**EXERCISE GOAL:**
Take the material below and extract the lines from the one with "Convert this diagram to TikZ code." through the one with "de no ser\\acorde", word for word, without pictures.

**GIVEN DATA:**
■ ■ ■ ■
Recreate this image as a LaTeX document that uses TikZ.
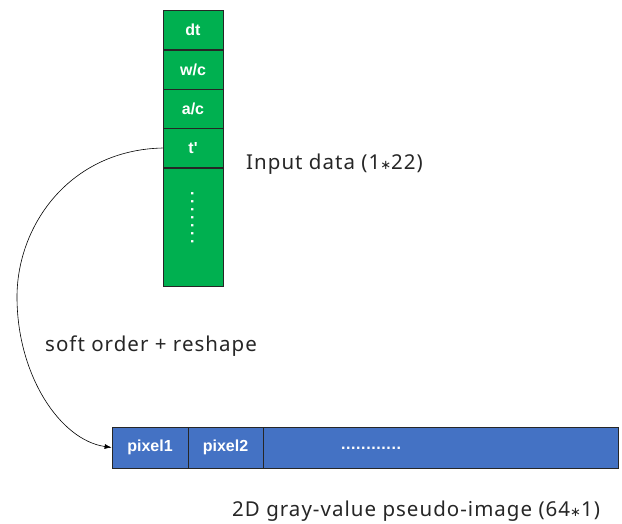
■ ■ ■ ■
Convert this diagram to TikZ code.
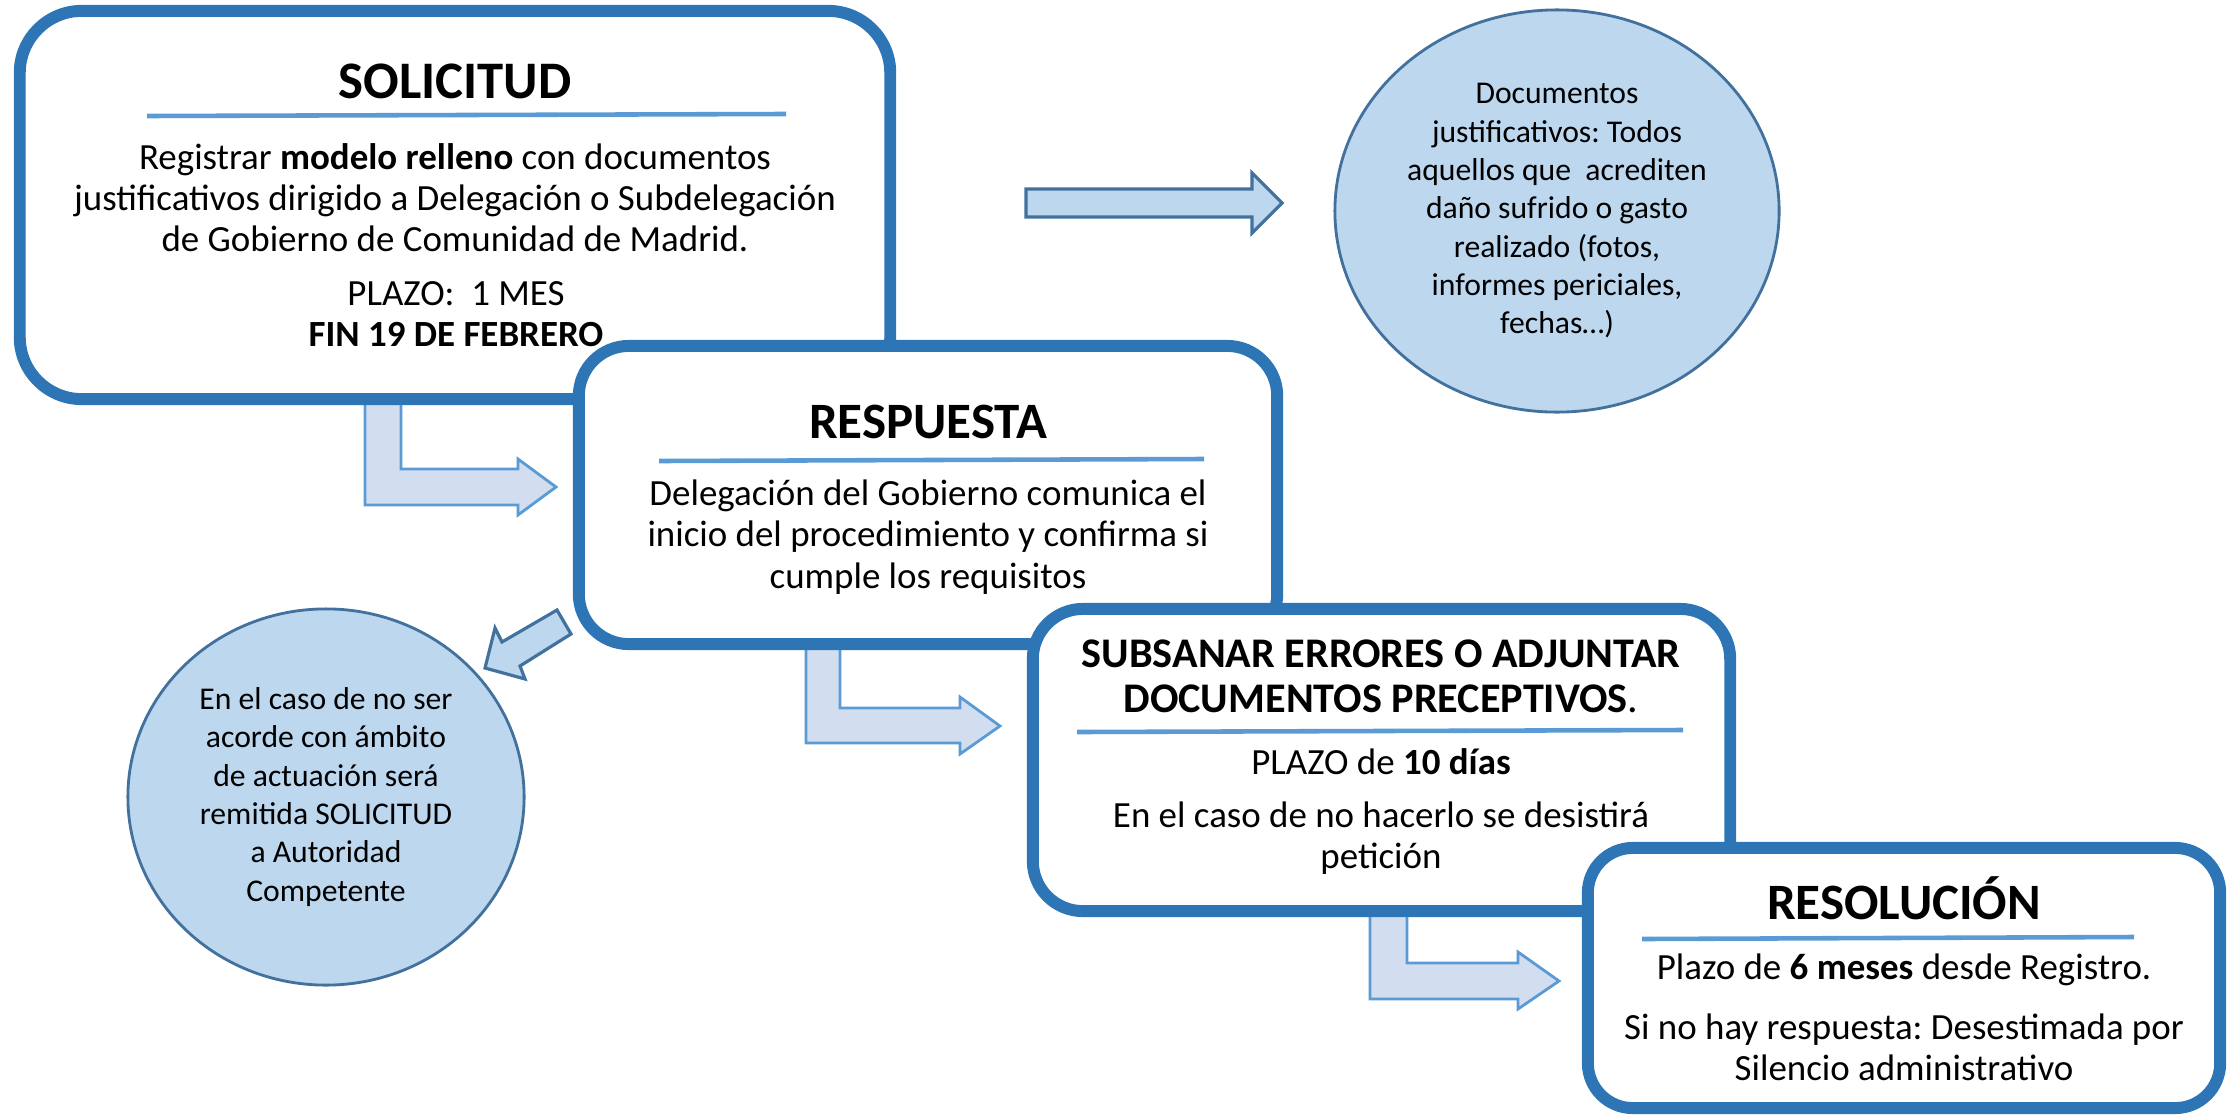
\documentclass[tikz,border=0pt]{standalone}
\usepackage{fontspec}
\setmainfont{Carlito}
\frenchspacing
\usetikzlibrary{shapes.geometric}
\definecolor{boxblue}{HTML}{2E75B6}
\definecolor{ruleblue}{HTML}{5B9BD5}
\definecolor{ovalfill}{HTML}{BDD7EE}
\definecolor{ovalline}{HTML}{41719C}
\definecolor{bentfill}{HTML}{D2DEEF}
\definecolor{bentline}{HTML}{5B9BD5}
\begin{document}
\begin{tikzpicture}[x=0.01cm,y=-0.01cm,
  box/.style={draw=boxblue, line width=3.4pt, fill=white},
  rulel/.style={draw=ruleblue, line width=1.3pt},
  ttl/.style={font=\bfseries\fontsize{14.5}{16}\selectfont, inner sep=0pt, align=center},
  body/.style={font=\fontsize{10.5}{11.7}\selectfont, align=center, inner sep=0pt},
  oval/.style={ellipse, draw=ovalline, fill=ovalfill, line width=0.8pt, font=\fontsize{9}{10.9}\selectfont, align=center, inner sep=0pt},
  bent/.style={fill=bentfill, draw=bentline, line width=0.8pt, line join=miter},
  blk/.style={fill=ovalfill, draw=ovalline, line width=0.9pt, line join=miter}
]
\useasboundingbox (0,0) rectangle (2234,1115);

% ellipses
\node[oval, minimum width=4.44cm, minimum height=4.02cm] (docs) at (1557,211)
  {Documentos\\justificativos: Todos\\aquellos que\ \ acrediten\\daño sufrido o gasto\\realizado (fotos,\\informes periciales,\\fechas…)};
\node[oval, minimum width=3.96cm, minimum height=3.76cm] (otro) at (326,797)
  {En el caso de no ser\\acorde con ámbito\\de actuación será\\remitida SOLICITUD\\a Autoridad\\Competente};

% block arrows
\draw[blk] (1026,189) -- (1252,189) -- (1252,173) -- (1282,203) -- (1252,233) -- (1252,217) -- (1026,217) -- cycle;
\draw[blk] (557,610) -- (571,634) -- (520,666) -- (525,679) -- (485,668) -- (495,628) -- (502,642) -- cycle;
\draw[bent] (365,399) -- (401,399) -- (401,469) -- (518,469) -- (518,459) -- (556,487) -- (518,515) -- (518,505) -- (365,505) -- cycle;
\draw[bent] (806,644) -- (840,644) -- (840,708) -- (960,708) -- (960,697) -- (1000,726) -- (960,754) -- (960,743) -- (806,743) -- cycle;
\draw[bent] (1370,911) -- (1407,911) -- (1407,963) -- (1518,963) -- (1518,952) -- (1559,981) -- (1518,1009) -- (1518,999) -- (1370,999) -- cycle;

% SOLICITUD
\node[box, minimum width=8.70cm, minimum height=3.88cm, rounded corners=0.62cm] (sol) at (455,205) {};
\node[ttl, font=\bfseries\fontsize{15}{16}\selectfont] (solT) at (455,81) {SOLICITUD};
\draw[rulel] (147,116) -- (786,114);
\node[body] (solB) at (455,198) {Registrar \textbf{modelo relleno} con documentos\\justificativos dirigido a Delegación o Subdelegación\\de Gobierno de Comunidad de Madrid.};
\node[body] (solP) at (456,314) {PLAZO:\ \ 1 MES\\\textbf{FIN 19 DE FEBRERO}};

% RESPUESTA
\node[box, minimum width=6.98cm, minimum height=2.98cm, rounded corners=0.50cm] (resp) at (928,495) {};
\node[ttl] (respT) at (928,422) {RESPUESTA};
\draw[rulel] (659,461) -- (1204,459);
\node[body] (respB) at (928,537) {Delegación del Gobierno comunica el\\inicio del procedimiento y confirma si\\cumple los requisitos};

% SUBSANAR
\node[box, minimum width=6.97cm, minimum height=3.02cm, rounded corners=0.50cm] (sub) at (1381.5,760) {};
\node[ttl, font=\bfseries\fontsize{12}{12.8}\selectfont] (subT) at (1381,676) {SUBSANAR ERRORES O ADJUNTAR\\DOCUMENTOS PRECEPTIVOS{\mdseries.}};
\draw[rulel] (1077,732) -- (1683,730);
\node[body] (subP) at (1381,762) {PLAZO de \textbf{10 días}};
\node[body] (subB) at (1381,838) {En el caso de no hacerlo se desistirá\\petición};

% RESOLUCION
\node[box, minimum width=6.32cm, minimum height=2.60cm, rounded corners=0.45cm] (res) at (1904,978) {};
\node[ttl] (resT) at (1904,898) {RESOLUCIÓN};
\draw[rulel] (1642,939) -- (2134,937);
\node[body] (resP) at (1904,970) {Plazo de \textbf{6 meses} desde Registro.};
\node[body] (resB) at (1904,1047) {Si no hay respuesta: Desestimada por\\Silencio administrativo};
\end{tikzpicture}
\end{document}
■ ■ ■ ■
**EXERCISE RESULT:**
Convert this diagram to TikZ code.
\documentclass[tikz,border=0pt]{standalone}
\usepackage{fontspec}
\setmainfont{Carlito}
\frenchspacing
\usetikzlibrary{shapes.geometric}
\definecolor{boxblue}{HTML}{2E75B6}
\definecolor{ruleblue}{HTML}{5B9BD5}
\definecolor{ovalfill}{HTML}{BDD7EE}
\definecolor{ovalline}{HTML}{41719C}
\definecolor{bentfill}{HTML}{D2DEEF}
\definecolor{bentline}{HTML}{5B9BD5}
\begin{document}
\begin{tikzpicture}[x=0.01cm,y=-0.01cm,
  box/.style={draw=boxblue, line width=3.4pt, fill=white},
  rulel/.style={draw=ruleblue, line width=1.3pt},
  ttl/.style={font=\bfseries\fontsize{14.5}{16}\selectfont, inner sep=0pt, align=center},
  body/.style={font=\fontsize{10.5}{11.7}\selectfont, align=center, inner sep=0pt},
  oval/.style={ellipse, draw=ovalline, fill=ovalfill, line width=0.8pt, font=\fontsize{9}{10.9}\selectfont, align=center, inner sep=0pt},
  bent/.style={fill=bentfill, draw=bentline, line width=0.8pt, line join=miter},
  blk/.style={fill=ovalfill, draw=ovalline, line width=0.9pt, line join=miter}
]
\useasboundingbox (0,0) rectangle (2234,1115);

% ellipses
\node[oval, minimum width=4.44cm, minimum height=4.02cm] (docs) at (1557,211)
  {Documentos\\justificativos: Todos\\aquellos que\ \ acrediten\\daño sufrido o gasto\\realizado (fotos,\\informes periciales,\\fechas…)};
\node[oval, minimum width=3.96cm, minimum height=3.76cm] (otro) at (326,797)
  {En el caso de no ser\\acorde con ámbito\\de actuación será\\remitida SOLICITUD\\a Autoridad\\Competente};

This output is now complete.